With a tack tack here and a tack tack there and a hand around a hammer, with a mop mop here and a mop mop there, I gave the house some glamour. It was important to impress upon the neighbours that I was no fly-by-night, here today, tomorrow on my way, but a positive newcomer to the area.
I became a familiar face at Brown’s Hardware. I went there and said: ‘I want some nails.’
Mr Brown asked, ‘How long do you want them?’
‘I want to keep them. I’m here to stay.’
Before long I would be able to greet most of those who lived in the vicinity and be in good standing amongst them. My home became an open house for the neighbourhood kids to play at. Their parents helped me with repairs.
“Hey,’I said to a group of them gathered, ‘if any of you knows how to fix some broken hinges, my door’s always open.’

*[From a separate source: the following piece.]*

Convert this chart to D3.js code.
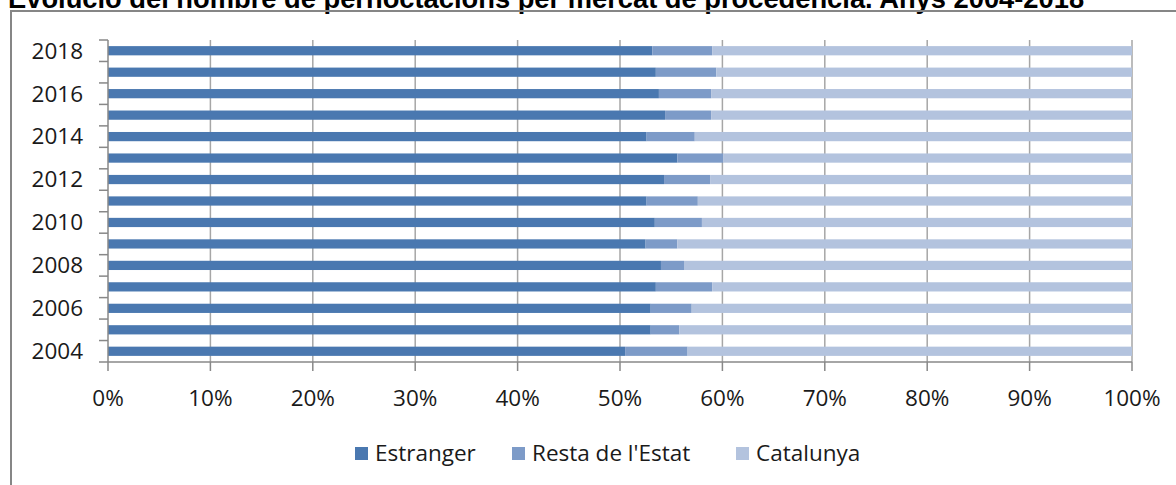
<!DOCTYPE html>
<html><head><meta charset="utf-8">
<script src="https://cdn.jsdelivr.net/npm/d3@7"></script>
<style>
html,body{margin:0;padding:0;background:#fff;}
svg{display:block;}
</style></head>
<body>
<svg id="c" width="1176" height="485"></svg>
<script>
const years = ["2004","2005","2006","2007","2008","2009","2010","2011","2012","2013","2014","2015","2016","2017","2018"];
const yearLabels = ["2004","2006","2008","2010","2012","2014","2016","2018"];
const estranger = [50.5,53.0,53.0,53.5,54.0,52.5,53.4,52.6,54.3,55.6,52.6,54.4,53.8,53.5,53.15];
const restaEstat = [6.1,2.8,4.0,5.5,2.25,3.1,4.6,5.0,4.5,4.5,4.7,4.5,5.1,5.9,5.85];
const catalunya = [43.4,44.2,43.0,41.0,43.75,44.4,42.0,42.4,41.2,39.9,42.7,41.1,41.1,40.6,41.0];
const seriesNames = ["Estranger","Resta de l'Estat","Catalunya"];
const seriesColors = ["#4a78b0","#7d9bc8","#b3c3de"];
const xTicks = [0,0.1,0.2,0.3,0.4,0.5,0.6,0.7,0.8,0.9,1.0];
const title = "Evolució del nombre de pernoctacions per mercat de procedència. Anys 2004-2018";

const svg = d3.select("#c");
const FONT = "'Open Sans', sans-serif";

// title (cut off at top)
const t = svg.append("text").attr("x",8).attr("y",8)
  .attr("font-family","'Liberation Sans', Arial, sans-serif").attr("font-weight","bold")
  .attr("font-size",22).attr("fill","#000").text(title);
const tw = t.node().getComputedTextLength();
t.attr("font-size", 22*1077/tw);

// frame
svg.append("rect").attr("x",11).attr("y",11).attr("width",1300).attr("height",600)
  .attr("fill","none").attr("stroke","#868686").attr("stroke-width",2);

const m = {left:108, right:1132, top:40, bottom:362};
const x = d3.scaleLinear().domain([0,1]).range([m.left,m.right]);
const y = d3.scaleBand().domain(years.slice().reverse()).range([m.top,m.bottom]).paddingInner(0.57).paddingOuter(0.285);
const yb = d3.scaleBand().domain(years.slice().reverse()).range([m.top,m.bottom]);

// gridlines
svg.append("g").selectAll("line").data(xTicks.slice(1)).join("line")
  .attr("x1",d=>x(d)).attr("x2",d=>x(d)).attr("y1",m.top).attr("y2",m.bottom)
  .attr("stroke","#a6a6a6").attr("stroke-width",1.5);

// stacked data
const rows = years.map((yr,i)=>({year:yr, Estranger:estranger[i], "Resta de l'Estat":restaEstat[i], Catalunya:catalunya[i]}));
const stack = d3.stack().keys(seriesNames).offset(d3.stackOffsetExpand);
const layers = stack(rows);
svg.append("g").selectAll("g").data(layers).join("g")
  .attr("fill",(d,i)=>seriesColors[i])
  .selectAll("rect").data(d=>d).join("rect")
  .attr("x",d=>x(d[0])).attr("width",d=>x(d[1])-x(d[0]))
  .attr("y",d=>y(d.data.year)).attr("height",y.bandwidth());

// y axis
const ya = svg.append("g");
ya.append("line").attr("x1",m.left).attr("x2",m.left).attr("y1",m.top).attr("y2",m.bottom)
  .attr("stroke","#888").attr("stroke-width",1.5);
const bounds = yb.domain().map(d=>yb(d)).concat([m.bottom]);
ya.selectAll("line.t").data(bounds).join("line").attr("class","t")
  .attr("x1",m.left-9).attr("x2",m.left).attr("y1",d=>d).attr("y2",d=>d)
  .attr("stroke","#888").attr("stroke-width",1.5);
ya.selectAll("text").data(yearLabels).join("text")
  .attr("x",83).attr("y",d=>yb(d)+yb.bandwidth()/2).attr("dy","0.35em")
  .attr("text-anchor","end").attr("font-family",FONT).attr("font-size",22.5).attr("fill","#1a1a1a")
  .text(d=>d);

// x axis
const xa = svg.append("g");
xa.append("line").attr("x1",m.left).attr("x2",m.right).attr("y1",m.bottom).attr("y2",m.bottom)
  .attr("stroke","#888").attr("stroke-width",1.5);
xa.selectAll("line.t").data(xTicks).join("line").attr("class","t")
  .attr("x1",d=>x(d)).attr("x2",d=>x(d)).attr("y1",m.bottom).attr("y2",m.bottom+9)
  .attr("stroke","#888").attr("stroke-width",1.5);
xa.selectAll("text").data(xTicks).join("text")
  .attr("x",d=>x(d)).attr("y",398).attr("dy","0.35em").attr("text-anchor","middle")
  .attr("font-family",FONT).attr("font-size",22.5).attr("fill","#1a1a1a")
  .text(d=>d3.format(".0%")(d));

// legend
const legX = [355, 512, 736];
const lg = svg.append("g");
seriesNames.forEach((n,i)=>{
  lg.append("rect").attr("x",legX[i]).attr("y",447).attr("width",13).attr("height",13).attr("fill",seriesColors[i]);
  lg.append("text").attr("x",legX[i]+20).attr("y",453.5).attr("dy","0.35em")
    .attr("font-family",FONT).attr("font-size",22.5).attr("fill","#1a1a1a").text(n);
});
</script>
</body></html>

Most importantly, I would be able to approach the road department in due course-not too soon of course- to negotiate an affordable rent. I would eventually for once in my life be able to say, ‘this is mine, you can’t take it.’
The long dilatory approval for Leonor’s entry had me hot to trot chomping at the bit. Cuando, Cuando, Cuando? As I was counting, every moment was a day. Going glacially slow, every day seemed a lifetime. Suddenly the red-letter day arrived. Her visa approval came through. Luck be a lady. Yipee! The bluebirds would be mating. She was at last coming to Sydney and our nest had to be secure. With her visa under her belt, the coast was clear.
All at once the heavens were filled with the most stirring sounds proclaiming her approach. It started with the uplifting rhapsody of the lark ascending. Leonor had taken to the blue and was soaring high on her pinions, silver winging her way to the City of Angels to catch the long flight across the Pacific. At last I heard the revving crescendo of the jet engine suggesting a full-throttle journey into the unknown.
A song of joy to the Doors’ “LA Woman”, I took it up as one to my own, to this fancier’s Latin American woman. I laid out the runway lights and prayed she would feel at home.